A list of the
UK’s finest Christmas cracker jokes has been compiled by
UKTV’s Gold, freshly updated for 2016 and recently published in the media.
A panel of Gold judges, whittled thousands of cracker joke contenders on Twitter down to a
shortlist, before holding a public vote to find the 30 best rib-ticklers.
I thought I’d share them here today.
Top 30 Christmas cracker jokes
1. How will Christmas dinner be different after Brexit? No Brussels.
2. What do workers at Sports Direct get for Christmas dinner? About five minutes.
3. How do you recognise a Christmas tree from BHS? All the branches have
gone.
4. I bought my mum Mary Berry’s cookbook for Christmas, I tried to get Paul Hollywood’s but he’d sold out.

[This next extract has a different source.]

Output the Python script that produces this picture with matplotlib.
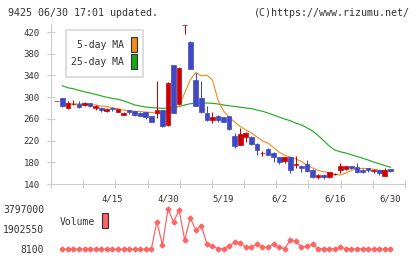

5. What’s David Cameron’s favourite Christmas song? All I Want For Christmas is EU.
6. Why has Hillary
Clinton asked Santa for a 23-letter alphabet? Because she is sick of F-B-I .
7. Why didn’t Roy Hodgson go to visit Santa at the North Pole? He couldn’t get past Iceland .
8. Why are Jeremy Corbyn ’s Christmas cards on the floor? His cabinet collapsed .
9. Prince Philip looks out of the window on Christmas Eve. “That’s some reindeer,” he says The Queen replies: “63 years. Yes, that is a lot.”
10. What’s the difference between the clementine in your Christmas stocking and Donald Trump? Nothing, they’re both a little orange .
11. What do you get if you cross Donald Trump with a Christmas Carol? O Comb Over Ye Faithful.
12. What’s the best advice you can give at the UKIP Christmas party? Avoid the punch .
13. Why did the three wise men only have frankincense and myrrh? Because Team GB took all the gold
.
14. Which parent is likely to do the Christmas shop at Tesco this year? Dad might, Marmite not.
15. Why can’t the England football team play Yahtzee this Christmas? Because they got rid of Allardyce.
16. I can’t
get to the chocolates in my advent calendar. Foiled again.
17. Why is Bob Dylan’s sleigh so quiet? Because it has Nobel.
18. Why is everyone filing for divorce and custody of the kids this Christmas? Tis the season to be Jolie.
19. Who might be cooking Christmas dinner at Number 10 this year? Theresa May.
20. Why can’t Mary Berry eat turkey sandwiches? Paul Hollywood took all the bread.
21. Why doesn’t Sam Allardyce help load Santa’s sleigh? Because it takes him 67 days to get the
sack.
22. Why did the snowman pull out of Strictly? Because he got cold feet.
23. How do you pay respect to David Bowie this Xmas? By serving some Ziggy pudding.
24. What’s Tom Hiddleston starring in over Christmas?
The Night Manger
25. What does Nigel Farage do to the hall with boughs of holly? He Dexit.
26. What did Tim Peake get in his stocking this year? Galaxy and Milky Way.
27. Why did Ed Balls fail an audition to play
one of Santa’s reindeer in a Christmas pantomime? Because he’s no Dancer.
28. What’s Donald Trump’s favourite type of ice cream? Wall’s.
29. Why’s Santa going round the world this Christmas Eve? He’s playing Pokemon Ho Ho Ho.
30. How do snowmen leave the EU? They trigger Icicle 50.